There are other tables in the same database which save long-term statistics. These are kept forever, but they are summarized each day (I think) or the database size would be unworkable. These tables don’t have any “purge” function or “keep days” option.

The logs, on the other hand, are just what they sound like. Text files to which sequential lines are written as things happen on the system. Errors, warnings, or other levels you can specify. These are used for debugging when there’s a problem.
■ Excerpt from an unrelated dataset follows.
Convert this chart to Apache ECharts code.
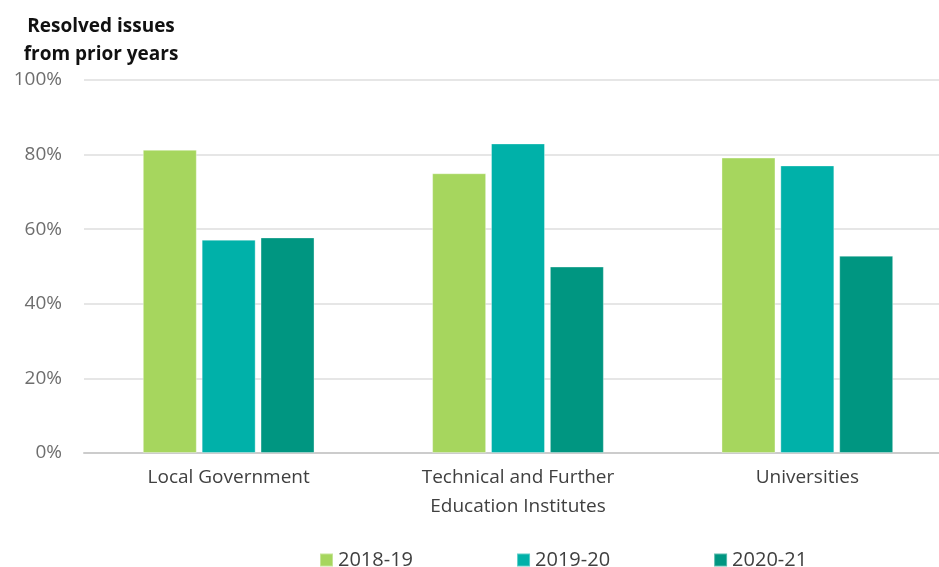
<!DOCTYPE html>
<html>
<head>
<meta charset="utf-8">
<script src="https://cdn.jsdelivr.net/npm/echarts@6/dist/echarts.min.js"></script>
<style>
  html, body { margin: 0; padding: 0; background: #fff; overflow: hidden; }
  /* the plot runs a little past the right edge of the window, so the canvas is wider than the page */
  #chart { width: 952px; height: 567px; }
</style>
</head>
<body>
<div id="chart"></div>
<script>
// Sectors and the share of prior-year issues resolved in each year
const categories = ['Local Government', 'Technical and Further\nEducation Institutes', 'Universities'];
const seriesNames = ['2018-19', '2019-20', '2020-21'];
const values2018 = [81.3, 75.0, 79.2];
const values2019 = [57.2, 83.0, 77.1];
const values2020 = [57.8, 50.0, 52.9];
const yTicks = [0, 20, 40, 60, 80, 100];

const colors = ['#A6D65E', '#00B1A9', '#009681'];
const fontFamily = '"Open Sans", "Noto Sans", sans-serif';

const chart = echarts.init(document.getElementById('chart'), null, { renderer: 'canvas' });

const seriesData = [values2018, values2019, values2020];

chart.setOption({
  animation: false,
  color: colors,
  textStyle: { fontFamily: fontFamily },
  graphic: [{
    type: 'text',
    x: 101,
    y: 13,
    style: {
      text: 'Resolved issues\nfrom prior years',
      font: 'bold 19px ' + fontFamily,
      fill: '#111',
      align: 'center',
      lineHeight: 28
    }
  }],
  grid: { left: 84, top: 80, right: 0, height: 373, containLabel: false },
  legend: {
    top: 545,
    left: 314,
    data: seriesNames,
    icon: 'rect',
    itemWidth: 13,
    itemHeight: 13,
    itemGap: 103,
    itemTextGap: 6,
    textStyle: { fontSize: 20, color: '#404040', fontFamily: fontFamily }
  },
  xAxis: {
    type: 'category',
    data: categories,
    axisTick: { show: false },
    axisLine: { lineStyle: { color: '#cccccc', width: 2 } },
    axisLabel: { fontSize: 19, color: '#404040', margin: 10, lineHeight: 29, fontFamily: fontFamily }
  },
  yAxis: {
    type: 'value',
    min: yTicks[0],
    max: yTicks[yTicks.length - 1],
    interval: yTicks[1] - yTicks[0],
    axisLine: { show: false },
    axisTick: { show: false },
    splitLine: { lineStyle: { color: '#dedede', width: 1.5 } },
    axisLabel: { formatter: '{value}%', fontSize: 19, color: '#6e6e6e', margin: 22, fontFamily: fontFamily }
  },
  series: seriesNames.map((name, i) => ({
    name: name,
    type: 'bar',
    data: seriesData[i],
    barWidth: 54,
    barGap: '9%',
    itemStyle: { color: colors[i], borderColor: 'rgba(255,255,255,0.35)', borderWidth: 1 }
  }))
});
</script>
</body>
</html>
They can grow if you have a particularly “chatty” integration, but that problem doesn’t seem to come up here as much as a bloated database.

The core HA log is home-assistant.log, in the config folder. It gets created when HA starts, at which time the old log is re-named to home-assistant.log.1. It’s often that old log which is most helpful in debugging serious issues like HA crashing. But it doesn’t contain much about routine state changes and events going on when things are running normally.

Likewise, ESPHome devices will send you an ongoing log of what they’re doing, if you connect to them. I don’t think that’s saved anywhere. It will show you what kind of information it’s seeing, including whatever it’s sending to HA via the API. These may be stored in the HA database by the Recorder, providing they represent an event or state change, and the entity isn’t excluded in configuration.yaml.

If the entity changes a lot it can certainly bloat the database. Adding to this is the way Recorder not only saves the value which changed, but can also save a bunch of other “attributes” about the entity in each record, sometimes even those which haven’t changed. I think the thread about keeping the database size down has some SQL which would allow you to quantify which entities are the worst offenders in bloating the database. If not there are other threads here where it has been discussed.

I suspect any logon attempt failures will show up in one of the logs, not in the database.